Apple patented the use of UWB with beacons (called iBeacon), small battery powered sensors that can be attached to objects and broadcast a signal that an enabled UWB device can then use to estimate distance between two objects down to a few centimeters for location services. So, for example, an airport or mall equipped with a network of beacons could monitor a pedestrian’s progress through the building and offer directions to a destination in real time.
Apple only mentioned UWB in passing in concert with its iPhone 11 and iOS 13.1 September announcements, stating that AirDrop would get better with “directionally aware suggestions.” Basically, UWB enables device users to know who’s around them and target them to transfer a document through AirDrop.
“That’s exactly what they’re trying to do,” said Gold. “They’re saying, your friend is three degrees to your left, and this woman Joan is right behind you. Don’t send any stuff to Joan, just send it to your friend.”
In that regard, Gold said, UWB can be a much more secure method for transmitting data between phones over a short distance because it knows exactly where the other UWB-enabled device is.
What will UWB do in the iPhone 11?
Apple developed its U1 chip to eable all three models of the iPhone 11 to transmit data using the AirDrop file transfer service at a distance similar to Bluetooth.
While AirDrop can operate using Bluetooth and WiFi, the Apple-developed U1 chip enables specificity. In other words, instead of a list of possible recipients of a file, an iPhone 11 user can point their phone at another iPhone 11 and only it will appear for file transmission.
In the future, expect to see Apple enable the iPhone as a type of vehcle key FOB.
The FiRa Consortium believes the UWB will transform connectivity experiences across IoT and the automotive industries, according to Debra Spitler, vice president of business development.
FiRa’s initial focus is on three primary categories of use cases: (1) hands-free access control; (2) location-based services; and (3) device-to-device (peer-to-peer) applications. Those categories of use cases then cross 6 use case segments that include smart home and enterprises, smart cities and mobility, smart transportation, consumer use, smart retail, and industry 4.0 and healthcare.
“UWB was originally introduced as a high data rate communication technology for multi-media data. To establish UWB as a new “ranging technology” will require the creation of a whole new ecosystem,” FiRa stated via email.
Where does UWB go from here?
FiRa Consortium members are convinced that the success of UWB secure fine ranging depends on an interoperable, holistic, and inter-connected ecosystem. That will require:
- Interoperability between several devices, and necessitates compliance and certification programs.

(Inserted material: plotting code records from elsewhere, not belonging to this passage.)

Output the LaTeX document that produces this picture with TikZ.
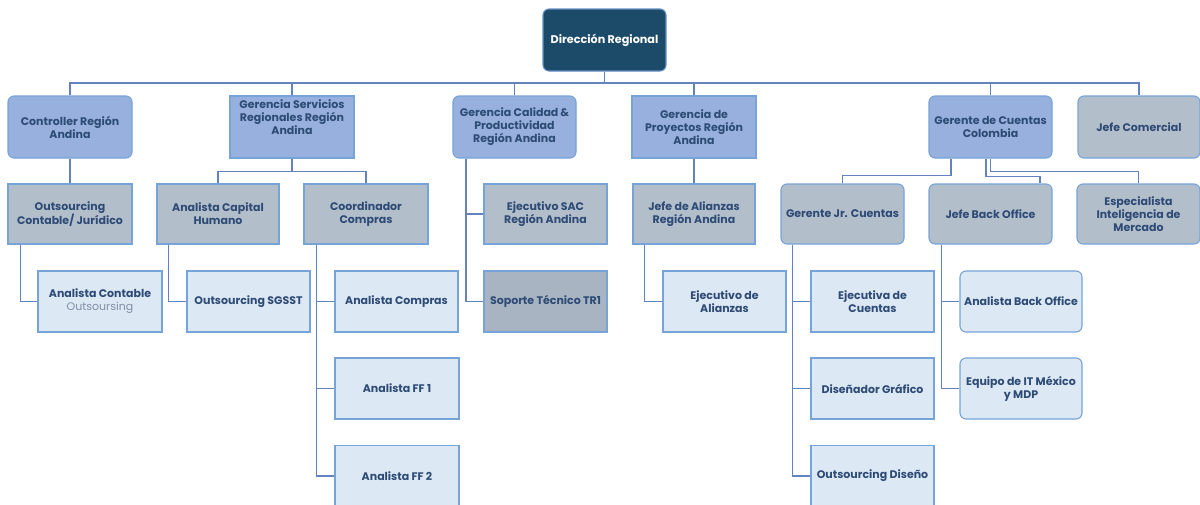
\documentclass[tikz,border=0pt]{standalone}
\usepackage{fontspec}
\setmainfont{Poppins}
\definecolor{txt}{HTML}{2D4B75}
\definecolor{topfill}{HTML}{1C4A69}
\definecolor{lvA}{HTML}{97B0DD}
\definecolor{lvB}{HTML}{B3BECB}
\definecolor{lvBdark}{HTML}{A9B4C2}
\definecolor{lvC}{HTML}{DDE8F5}
\definecolor{edge}{HTML}{76A3D8}
\definecolor{wire}{HTML}{6282C0}
\definecolor{soft}{HTML}{7F8FA6}
\begin{document}
\begin{tikzpicture}[x=1pt,y=-1pt,
  box/.style={draw=edge, line width=1.1pt, minimum width=123pt, minimum height=61pt,
    inner sep=1pt, align=center, text=txt,
    font=\bfseries\fontsize{11}{13}\selectfont},
  rnd/.style={rounded corners=6pt},
  topbox/.style={box, rnd, fill=topfill, draw=edge!80!topfill, text=white, minimum height=62pt,
    font=\bfseries\fontsize{11.2}{13}\selectfont},
  lvone/.style={box, fill=lvA, minimum height=62pt},
  lvtwo/.style={box, fill=lvB, minimum height=60pt},
  lvthree/.style={box, fill=lvC},
  conn/.style={draw=wire, line width=1.2pt}]
\clip (0,0) rectangle (1200,504);

% head
\node[topbox] (dir) at (604.5,40) {Dirección Regional};

% first level
\node[lvone, rnd, minimum width=124pt] (ctrl) at (70,127) {Controller Región\\Andina};
\node[lvone, minimum width=124pt] (serv) at (292,127) {Gerencia Servicios\\Regionales Región\\Andina\\[6pt]};
\node[lvone, rnd] (cal) at (514.5,127) {Gerencia Calidad\,\&\\Productividad\\Región Andina};
\node[lvone, minimum width=124pt] (proy) at (694,127) {Gerencia de\\Proyectos Región\\Andina};
\node[lvone, rnd] (gcc) at (990.5,127) {Gerente de Cuentas\\Colombia};
\node[lvtwo, rnd, minimum height=62pt, minimum width=122pt] (jcom) at (1139,127) {Jefe Comercial};

% second level
\node[lvtwo, minimum width=124pt] (oc) at (70,214) {Outsourcing\\Contable/ Jurídico};
\node[lvtwo, minimum width=122pt] (ach) at (218,214) {Analista Capital\\Humano};
\node[lvtwo, minimum width=124pt] (coord) at (366,214) {Coordinador\\Compras};
\node[lvtwo] (sac) at (545.5,214) {Ejecutivo SAC\\Región Andina};
\node[lvtwo, minimum width=122pt] (jal) at (694,214) {Jefe de Alianzas\\Región Andina};
\node[lvtwo, rnd] (gjr) at (842.5,214) {Gerente Jr. Cuentas};
\node[lvtwo, rnd] (jbo) at (990.5,214) {Jefe Back Office};
\node[lvtwo, rnd] (esp) at (1138.5,214) {Especialista\\Inteligencia de\\Mercado};

% third level
\node[lvthree, minimum width=124pt] (acont) at (100,301.5) {Analista Contable\\{\mdseries\color{soft}Outsoursing}};
\node[lvthree] (sgsst) at (248.5,301.5) {Outsourcing SGSST};
\node[lvthree] (acomp) at (396.5,301.5) {Analista Compras};
\node[lvthree, fill=lvBdark] (sop) at (545.5,301.5) {Soporte Técnico TR1};
\node[lvthree] (eali) at (724.5,301.5) {Ejecutivo de\\Alianzas};
\node[lvthree] (ecta) at (872.5,301.5) {Ejecutiva de\\Cuentas};
\node[lvthree, rnd, minimum width=122pt] (abo) at (1021,301.5) {Analista Back Office};

% fourth level
\node[lvthree, minimum width=124pt] (ff1) at (397,388.5) {Analista FF 1};
\node[lvthree] (dis) at (872.5,388.5) {Diseñador Gráfico};
\node[lvthree, rnd, minimum width=122pt] (eqit) at (1021,388.5) {Equipo de IT México\\y MDP};

% fifth level
\node[lvthree, minimum width=124pt] (ff2) at (397,476) {Analista FF 2};
\node[lvthree] (odis) at (872.5,476) {Outsourcing Diseño};

% main bus under the head
\coordinate (bus) at (0,83);
\draw[conn] (dir.south) -- (dir.south |- bus);
\draw[conn] (ctrl.north) -- (ctrl.north |- bus) -- (jcom.north |- bus) -- (jcom.north);
\foreach \n in {serv,cal,proy,gcc}
  \draw[conn] (\n.north) -- (\n.north |- bus);

% first to second level
\draw[conn] (ctrl.south) -- (oc.north);
\draw[conn] (serv.south) -- ++(0,13) -| (ach.north);
\draw[conn] (serv.south) -- ++(0,13) -| (coord.north);
\draw[conn] ([xshift=-48.5pt]cal.south) |- (sac.west);
\draw[conn] ([xshift=-48.5pt]cal.south) |- (sop.west);
\draw[conn] (proy.south) -- (jal.north);
\draw[conn] ([xshift=-39.5pt]gcc.south) -- ++(0,17) -| (gjr.north);
\draw[conn] ([xshift=-4.5pt]gcc.south) -- ++(0,18) -| ([xshift=49.5pt]jbo.north);
\draw[conn] (gcc.south) -- ++(0,13) -| (esp.north);

% second to lower levels
\draw[conn] ([xshift=13pt]oc.south west) |- (acont.west);
\draw[conn] ([xshift=12pt]ach.south west) |- (sgsst.west);
\draw[conn] ([xshift=13pt]coord.south west) |- (acomp.west);
\draw[conn] ([xshift=13pt]coord.south west) |- (ff1.west);
\draw[conn] ([xshift=13pt]coord.south west) |- (ff2.west);
\draw[conn] ([xshift=12pt]jal.south west) |- (eali.west);
\draw[conn] ([xshift=12pt]gjr.south west) |- (ecta.west);
\draw[conn] ([xshift=12pt]gjr.south west) |- (dis.west);
\draw[conn] ([xshift=12pt]gjr.south west) |- (odis.west);
\draw[conn] ([xshift=13pt]jbo.south west) |- (abo.west);
\draw[conn] ([xshift=13pt]jbo.south west) |- (eqit.west);
\end{tikzpicture}
\end{document}
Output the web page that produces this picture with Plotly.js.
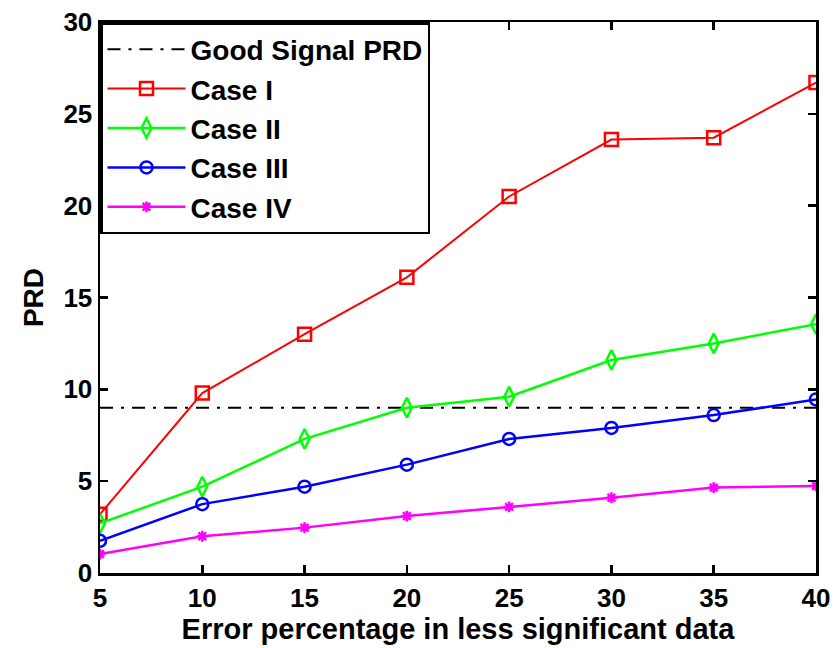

- Close collaboration with other industry organizations such as IEEE, Wi-Fi Alliance, Car Connectivity Consortium (CCC), and others. The FiRa Consortium will focus on UWB use cases utilizing the available 6-9 GHz spectrum.
- That we attract member companies who bring extensive ecosystem know-how, leadership positions in targeted market verticals, and broad technical and system expertise, as well as a strong presence and experience in other consortia relevant to UWB.
- The introduction of a new name, FiRa to help overcome UWB’s stereotype as an "old communication technology" and instead emphasize UWB’s transformation as a secure fine ranging and sensing technology.
- Strong market outreach and education on the benefits of using UWB technology.
“We’ll have to see how well it actually works out, and how many people want it and how many services they can actually tie to it,” Gold said. “And, do you really want a mini-radar on your phone? I think that’s what could hold it back.”